= Abbey Green ward =

Former electoral ward of Stoke-on-Trent, Staffordshire, England

Abbey Green was an electoral ward of Stoke-on-Trent. The ward covered the areas of Baddeley Green, Milton and Abbey Hulton as well as Baddeley Edge and Light Oaks. It ceased to exist as a result of the 2011 reorganisation of electoral wards in Stoke-on-Trent.

The area is bound by the A5009 Leek Road and the East Valley and Northwood & Birches Head wards in the north and west, The city boundary to the east, and The Berryhill & Hanley East and Bentilee & Townsend wards to the south. Divided by the Carmountside cemetery site the ward comprises the two distinct areas of Abbey Hulton, typified by large areas of council-owned semi-detached housing; and Baddeley Green, typified by large areas of privately owned semi-detached housing.

==Demographics==
The population of Abbey Green at the 2001 census was 11,652 over an area of 447.35 hectares, meaning the population density / hectare was 26.05.
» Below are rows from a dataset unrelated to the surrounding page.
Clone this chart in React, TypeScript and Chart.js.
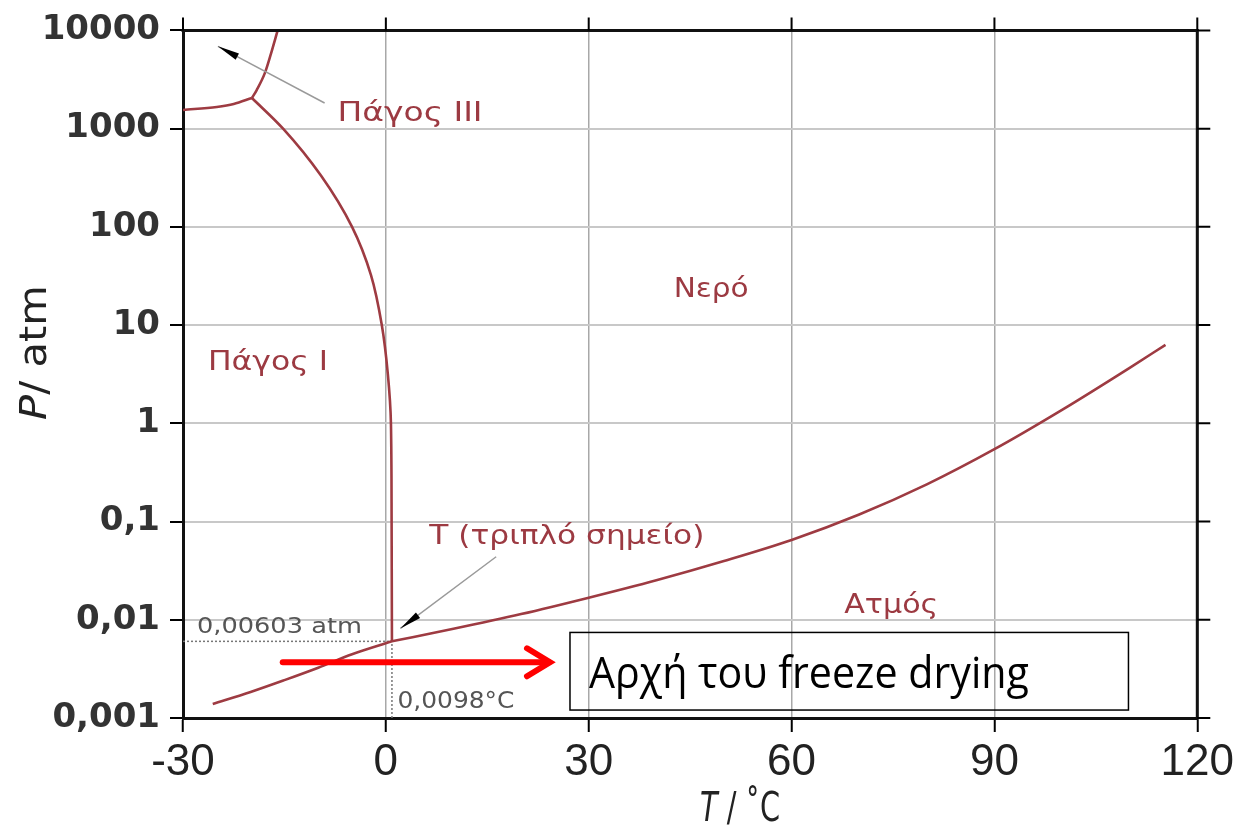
import React, { useEffect, useRef } from 'react';
import { Chart, registerables } from 'chart.js';

Chart.register(...registerables);

// ---- axis ticks ----
const X_TICKS = [-30, 0, 30, 60, 90, 120];
const Y_TICKS = [0.001, 0.01, 0.1, 1, 10, 100, 1000, 10000];
const Y_TICK_LABELS = ['0,001', '0,01', '0,1', '1', '10', '100', '1000', '10000'];

// ---- triple point ----
const TRIPLE_T = 0.9;
const TRIPLE_P = 0.00603;

// ---- phase boundaries (T in °C, P in atm) ----
const SUB_T = [-25.6, -20, -15, -10, -5, 0.9];
const SUB_P = [0.00139, 0.00184, 0.00243, 0.00325, 0.00445, 0.00603];

const VAP_T = [0.9, 10, 20, 30, 40, 50, 60, 70, 80, 90, 100, 110, 115.3];
const VAP_P = [0.00603, 0.00809, 0.01143, 0.0168, 0.0253, 0.0397, 0.065, 0.118, 0.239, 0.545, 1.37, 3.67, 6.3];

const MELT_T = [0.9, 0.85, 0.75, 0.3, -0.6, -2.2, -5.0, -9.6, -15.2, -19.8];
const MELT_P = [0.00603, 0.1, 1, 3.13, 10, 32.3, 100, 333, 1000, 2051];

const ICE13_T = [-30, -25, -22.5, -19.8];
const ICE13_P = [1549, 1663, 1782, 2051];

const ICE3W_T = [-19.8, -19.1, -17.9, -17.1, -16.0];
const ICE3W_P = [2051, 2471, 3673, 5470, 10000];

// ---- annotations (data coordinates) ----
const RED = '#9c3a42';
const GREY = '#555555';

const LABELS = [
  { text: 'Πάγος III', T: -7.14, P: 1197, size: 27, width: 145, color: RED },
  { text: 'Πάγος I', T: -26.31, P: 3.52, size: 27, width: 120, color: RED },
  { text: 'Νερό', T: 42.57, P: 19.3, size: 27, width: 75, color: RED },
  { text: 'T (τριπλό σημείο)', T: 6.43, P: 0.0593, size: 27, width: 275, color: RED },
  { text: 'Ατμός', T: 67.79, P: 0.01159, size: 27, width: 94, color: RED },
  { text: '0,00603 atm', T: -27.94, P: 0.00726, size: 22, width: 165, color: GREY },
  { text: '0,0098°C', T: 1.71, P: 0.00126, size: 23, width: 117, color: GREY },
];

const POINTER_ARROWS = [
  { fromT: -9.06, fromP: 1824, toT: -24.84, toP: 6890 },
  { fromT: 16.31, fromP: 0.0438, toT: 2.15, toP: 0.00816 },
];

const RED_ARROW = { fromT: -15.25, toT: 24.57, P: 0.00369 };
const BOX = { T0: 27.23, T1: 109.82, Ptop: 0.00743, Pbot: 0.001205 };
const BOX_TEXT = { text: 'Αρχή του freeze drying', T: 30.03, P: 0.00201, width: 440 };

const toXY = (T: number[], P: number[]) => T.map((t, i) => ({ x: t, y: P[i] }));

type Seg = { t: string; font: string };

function drawFit(ctx: CanvasRenderingContext2D, segs: Seg[], x: number, y: number, width: number) {
  let total = 0;
  const ws = segs.map((s) => {
    ctx.font = s.font;
    const w = ctx.measureText(s.t).width;
    total += w;
    return w;
  });
  const sx = width / total;
  ctx.save();
  ctx.translate(x, y);
  ctx.scale(sx, 1);
  ctx.textAlign = 'left';
  ctx.textBaseline = 'alphabetic';
  let cx = 0;
  segs.forEach((s, i) => {
    ctx.font = s.font;
    ctx.fillText(s.t, cx, 0);
    cx += ws[i];
  });
  ctx.restore();
}

function arrowHead(ctx: CanvasRenderingContext2D, x0: number, y0: number, x1: number, y1: number, len: number, half: number) {
  const a = Math.atan2(y1 - y0, x1 - x0);
  const bx = x1 - len * Math.cos(a);
  const by = y1 - len * Math.sin(a);
  ctx.beginPath();
  ctx.moveTo(x1, y1);
  ctx.lineTo(bx + half * Math.sin(a), by - half * Math.cos(a));
  ctx.lineTo(bx - half * Math.sin(a), by + half * Math.cos(a));
  ctx.closePath();
  ctx.fill();
}

const overlayPlugin = {
  id: 'overlay',
  afterDatasetsDraw(chart: any) {
    const ctx: CanvasRenderingContext2D = chart.ctx;
    const xs = chart.scales.x;
    const ys = chart.scales.y;
    const { left, right, top, bottom } = chart.chartArea;
    const px = (t: number) => xs.getPixelForValue(t);
    const py = (p: number) => ys.getPixelForValue(p);

    ctx.save();
    // top & right frame with outward ticks
    ctx.strokeStyle = '#111';
    ctx.lineWidth = 3;
    ctx.beginPath();
    ctx.moveTo(left - 1.5, top);
    ctx.lineTo(right, top);
    ctx.lineTo(right, bottom + 1.5);
    ctx.stroke();
    ctx.lineWidth = 2;
    ctx.strokeStyle = '#000';
    ctx.beginPath();
    X_TICKS.forEach((t) => {
      const x = px(t);
      ctx.moveTo(x, top);
      ctx.lineTo(x, top - 13);
    });
    Y_TICKS.forEach((p) => {
      const y = py(p);
      ctx.moveTo(right, y);
      ctx.lineTo(right + 13, y);
    });
    ctx.stroke();

    // pointer arrows (grey line, black head)
    POINTER_ARROWS.forEach((a) => {
      const x0 = px(a.fromT), y0 = py(a.fromP), x1 = px(a.toT), y1 = py(a.toP);
      ctx.strokeStyle = '#9a9a9a';
      ctx.lineWidth = 1.5;
      ctx.beginPath();
      ctx.moveTo(x0, y0);
      ctx.lineTo(x1, y1);
      ctx.stroke();
      ctx.fillStyle = '#000';
      arrowHead(ctx, x0, y0, x1, y1, 22, 3.5);
    });

    // labels
    LABELS.forEach((l) => {
      ctx.fillStyle = l.color;
      drawFit(ctx, [{ t: l.text, font: `${l.size}px "DejaVu Sans"` }], px(l.T), py(l.P), l.width);
    });

    // red arrow
    const ry = py(RED_ARROW.P);
    const rx0 = px(RED_ARROW.fromT);
    const rx1 = px(RED_ARROW.toT);
    ctx.strokeStyle = '#ff0000';
    ctx.lineWidth = 6;
    ctx.lineCap = 'round';
    ctx.lineJoin = 'miter';
    ctx.beginPath();
    ctx.moveTo(rx0, ry);
    ctx.lineTo(rx1 - 3, ry);
    ctx.stroke();
    ctx.beginPath();
    ctx.moveTo(rx1 - 25, ry - 14);
    ctx.lineTo(rx1 - 2, ry);
    ctx.lineTo(rx1 - 25, ry + 14);
    ctx.stroke();

    // box
    ctx.strokeStyle = '#000';
    ctx.lineWidth = 1.5;
    ctx.lineCap = 'butt';
    const bx0 = px(BOX.T0), bx1 = px(BOX.T1), by0 = py(BOX.Ptop), by1 = py(BOX.Pbot);
    ctx.strokeRect(bx0, by0, bx1 - bx0, by1 - by0);
    ctx.fillStyle = '#000';
    drawFit(ctx, [{ t: BOX_TEXT.text, font: '43px "Open Sans"' }], px(BOX_TEXT.T), py(BOX_TEXT.P), BOX_TEXT.width);

    // axis titles
    ctx.fillStyle = '#222';
    drawFit(
      ctx,
      [
        { t: 'T', font: 'italic 40px "DejaVu Sans"' },
        { t: ' / ˚C', font: '40px "DejaVu Sans"' },
      ],
      700,
      821,
      80
    );
    ctx.save();
    ctx.translate(46, 420);
    ctx.rotate(-Math.PI / 2);
    drawFit(
      ctx,
      [
        { t: 'P', font: 'italic 38px "DejaVu Sans"' },
        { t: '/ atm', font: '38px "DejaVu Sans"' },
      ],
      0,
      0,
      135
    );
    ctx.restore();
    ctx.restore();
  },
};

export default function App() {
  const ref = useRef<HTMLCanvasElement | null>(null);

  useEffect(() => {
    if (!ref.current) return;
    const curve = {
      borderColor: '#9e3b42',
      borderWidth: 2.6,
      pointRadius: 0,
      cubicInterpolationMode: 'monotone',
      fill: false,
      order: 0,
    };
    const dotted = {
      borderColor: '#777',
      borderWidth: 1.5,
      borderDash: [2, 2],
      pointRadius: 0,
      tension: 0,
      fill: false,
      order: 1,
    };
    const chart = new Chart(ref.current, {
      type: 'line',
      data: {
        datasets: [
          { ...curve, data: toXY(SUB_T, SUB_P) },
          { ...curve, data: toXY(VAP_T, VAP_P) },
          { ...curve, indexAxis: 'y', data: toXY(MELT_T, MELT_P) },
          { ...curve, data: toXY(ICE13_T, ICE13_P) },
          { ...curve, data: toXY(ICE3W_T, ICE3W_P) },
          { ...dotted, data: [{ x: -30, y: TRIPLE_P }, { x: TRIPLE_T, y: TRIPLE_P }] },
          { ...dotted, indexAxis: 'y', data: [{ x: TRIPLE_T, y: 0.001 }, { x: TRIPLE_T, y: TRIPLE_P }] },
        ] as any,
      },
      options: {
        animation: false,
        responsive: false,
        layout: { padding: { left: 0, right: 38, top: 27, bottom: 0 } },
        plugins: { legend: { display: false }, tooltip: { enabled: false } },
        scales: {
          x: {
            type: 'linear',
            min: -30,
            max: 120,
            afterBuildTicks: (s: any) => {
              s.ticks = X_TICKS.map((v) => ({ value: v }));
            },
            afterFit: (s: any) => {
              s.height = 112;
            },
            ticks: {
              font: { family: '"Liberation Sans"', size: 44 },
              color: '#222',
              padding: 4,
              maxRotation: 0,
              autoSkip: false,
            },
            grid: { color: '#a8a8a8', lineWidth: 1.5, tickColor: '#000', tickLength: 14, tickWidth: 2 },
            border: { color: '#111', width: 3 },
          },
          y: {
            type: 'logarithmic',
            min: 0.001,
            max: 10000,
            afterBuildTicks: (s: any) => {
              s.ticks = Y_TICKS.map((v) => ({ value: v }));
            },
            afterFit: (s: any) => {
              s.width = 183;
            },
            ticks: {
              font: { family: '"DejaVu Sans"', size: 34, weight: 'bold' },
              color: '#333',
              padding: 10,
              autoSkip: false,
              callback: (v: any) => {
                const i = Y_TICKS.findIndex((t) => Math.abs(Math.log10(t) - Math.log10(Number(v))) < 1e-6);
                return i >= 0 ? Y_TICK_LABELS[i] : '';
              },
            },
            grid: { color: '#c8c8c8', lineWidth: 2, tickColor: '#000', tickLength: 13, tickWidth: 2 },
            border: { color: '#111', width: 3 },
          },
        },
      } as any,
      plugins: [overlayPlugin],
    });
    return () => chart.destroy();
  }, []);

  return (
    <div style={{ position: 'fixed', left: 0, top: 0, width: 1238, height: 830, background: '#fff' }}>
      <canvas ref={ref} width={1238} height={830} style={{ width: 1238, height: 830, display: 'block' }} />
    </div>
  );
}
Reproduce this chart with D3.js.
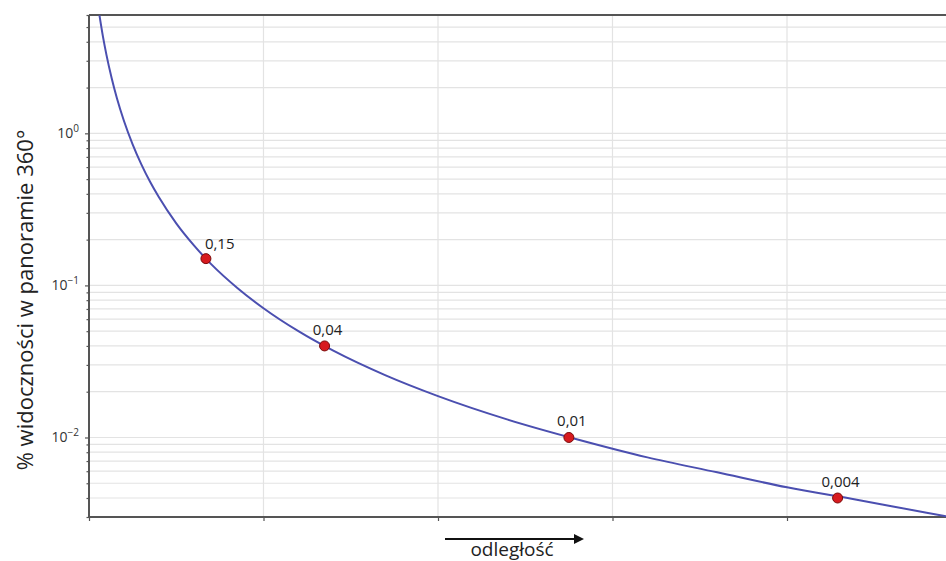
<!DOCTYPE html>
<html>
<head>
<meta charset="utf-8">
<script src="https://cdn.jsdelivr.net/npm/d3@7"></script>
<style>
  body { margin: 0; background: #fff; }
  text { font-family: "Open Sans", "DejaVu Sans", sans-serif; }
</style>
</head>
<body>
<script>
// curve (x in tick units, y in % visibility)
const curveX = [0.06, 0.08, 0.10, 0.13, 0.16, 0.20, 0.25, 0.30, 0.35, 0.40, 0.50, 0.60, 0.70, 0.85,
  1.0, 1.2, 1.4, 1.7, 2.0, 2.4, 2.8, 3.2, 3.6, 4.0, 4.4, 4.8, 4.95];
const curveY = [5.96, 4.32, 3.28, 2.30, 1.70, 1.21, 0.847, 0.625, 0.480, 0.381, 0.256, 0.184, 0.138, 0.0962,
  0.0708, 0.0500, 0.0372, 0.0256, 0.0187, 0.0131, 0.0097, 0.0074, 0.0059, 0.0047, 0.0039, 0.0032, 0.00298];

// marked points
const pointX = [0.67, 1.35, 2.75, 4.29];
const pointY = [0.15, 0.04, 0.01, 0.004];
const pointLabels = ["0,15", "0,04", "0,01", "0,004"];

const xTicks = [0, 1, 2, 3, 4];
const yMajor = [1, 0.1, 0.01];
const yTickLabels = [["10", "0"], ["10", "\u22121"], ["10", "\u22122"]];

const width = 946;
const height = 561;
const margin = { left: 89, top: 15, bottom: 44 };

const x = d3.scaleLinear().domain([0, 5]).range([margin.left, margin.left + 5 * 174.5]);
const y = d3.scaleLog().domain([0.003, 6]).range([height - margin.bottom, margin.top]);

const svg = d3.select("body").append("svg")
  .attr("width", width)
  .attr("height", height);

const plotRight = width + 2;

// horizontal grid (all log ticks)
const allY = y.ticks().filter((t) => t >= 0.003 && t <= 6);
svg.append("g")
  .selectAll("line")
  .data(allY)
  .join("line")
  .attr("x1", margin.left)
  .attr("x2", plotRight)
  .attr("y1", (d) => y(d))
  .attr("y2", (d) => y(d))
  .attr("stroke", "#e3e3e3")
  .attr("stroke-width", 1.2);

// vertical grid
svg.append("g")
  .selectAll("line")
  .data(xTicks.slice(1))
  .join("line")
  .attr("x1", (d) => x(d))
  .attr("x2", (d) => x(d))
  .attr("y1", margin.top)
  .attr("y2", height - margin.bottom)
  .attr("stroke", "#e3e3e3")
  .attr("stroke-width", 1.2);

// y axis with minor ticks
const yg = svg.append("g")
  .attr("transform", `translate(${margin.left},0)`)
  .call(d3.axisLeft(y).tickValues(allY).tickSize(0).tickFormat(""));
yg.select(".domain").remove();
yg.selectAll(".tick line")
  .attr("x2", (d) => (yMajor.includes(d) ? -4 : -2.5))
  .attr("stroke", "#555")
  .attr("stroke-width", 1.2);

// y tick labels, 10 with superscript exponent
const ylab = svg.append("g")
  .selectAll("text")
  .data(yMajor)
  .join("text")
  .attr("x", margin.left - 10)
  .attr("y", (d) => y(d) + 5)
  .attr("text-anchor", "end")
  .attr("font-size", 14)
  .attr("fill", "#333");
ylab.append("tspan").text((d, i) => yTickLabels[i][0]);
ylab.append("tspan")
  .attr("dy", -6)
  .attr("font-size", 10)
  .text((d, i) => yTickLabels[i][1]);

// x axis ticks (no labels)
const xg = svg.append("g")
  .attr("transform", `translate(0,${height - margin.bottom})`)
  .call(d3.axisBottom(x).tickValues(xTicks).tickSize(4).tickFormat(""));
xg.select(".domain").remove();
xg.selectAll(".tick line").attr("stroke", "#555").attr("stroke-width", 1.2);

// spines
svg.append("line")
  .attr("x1", margin.left).attr("x2", plotRight)
  .attr("y1", margin.top).attr("y2", margin.top)
  .attr("stroke", "#555").attr("stroke-width", 2);
svg.append("line")
  .attr("x1", margin.left).attr("x2", plotRight)
  .attr("y1", height - margin.bottom).attr("y2", height - margin.bottom)
  .attr("stroke", "#555").attr("stroke-width", 2);
svg.append("line")
  .attr("x1", margin.left).attr("x2", margin.left)
  .attr("y1", margin.top).attr("y2", height - margin.bottom)
  .attr("stroke", "#555").attr("stroke-width", 2);

// curve
const line = d3.line()
  .x((d) => x(d[0]))
  .y((d) => y(d[1]))
  .curve(d3.curveMonotoneX);
svg.append("path")
  .datum(curveX.map((v, i) => [v, curveY[i]]))
  .attr("d", line)
  .attr("fill", "none")
  .attr("stroke", "#4b4fb0")
  .attr("stroke-width", 2);

// points
svg.append("g")
  .selectAll("circle")
  .data(pointX)
  .join("circle")
  .attr("cx", (d) => x(d))
  .attr("cy", (d, i) => y(pointY[i]))
  .attr("r", 5)
  .attr("fill", "#d71a1f")
  .attr("stroke", "#7a0a0a")
  .attr("stroke-width", 1);

svg.append("g")
  .selectAll("text")
  .data(pointX)
  .join("text")
  .attr("x", (d, i) => (i === 0 ? x(d) - 1 : x(d) + 3))
  .attr("y", (d, i) => y(pointY[i]) - (i === 0 ? 10 : 11))
  .attr("text-anchor", (d, i) => (i === 0 ? "start" : "middle"))
  .attr("font-size", 15)
  .attr("fill", "#222")
  .text((d, i) => pointLabels[i]);

// axis titles
svg.append("text")
  .attr("transform", "translate(33,300) rotate(-90)")
  .attr("text-anchor", "middle")
  .attr("font-size", 22)
  .attr("fill", "#222")
  .text("% widoczności w panoramie 360°");

svg.append("defs").append("marker")
  .attr("id", "arrow")
  .attr("viewBox", "0 0 10 10")
  .attr("refX", 0)
  .attr("refY", 5)
  .attr("markerWidth", 6.5)
  .attr("markerHeight", 5)
  .attr("markerUnits", "strokeWidth")
  .attr("orient", "auto")
  .append("path")
  .attr("d", "M0,0L10,5L0,10z")
  .attr("fill", "#111");

svg.append("line")
  .attr("x1", 445).attr("x2", 574)
  .attr("y1", 539).attr("y2", 539)
  .attr("stroke", "#111")
  .attr("stroke-width", 2)
  .attr("marker-end", "url(#arrow)");

svg.append("text")
  .attr("x", 512)
  .attr("y", 556)
  .attr("text-anchor", "middle")
  .attr("font-size", 19)
  .attr("fill", "#222")
  .text("odległość");
</script>
</body>
</html>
The mean age of the population during the 2001 census was 40.4, which is higher than the average for the rest of the city as well as for England and Wales (which were 38.5 and 38.7 respectively).

98.9% of the population of the Abbey Green ward was White British, which is much higher than the national average for England and Wales.

The average household income for the area was £22,418 in 2005, which was much less than that of the rest of England and Wales at the time (c. £31,000).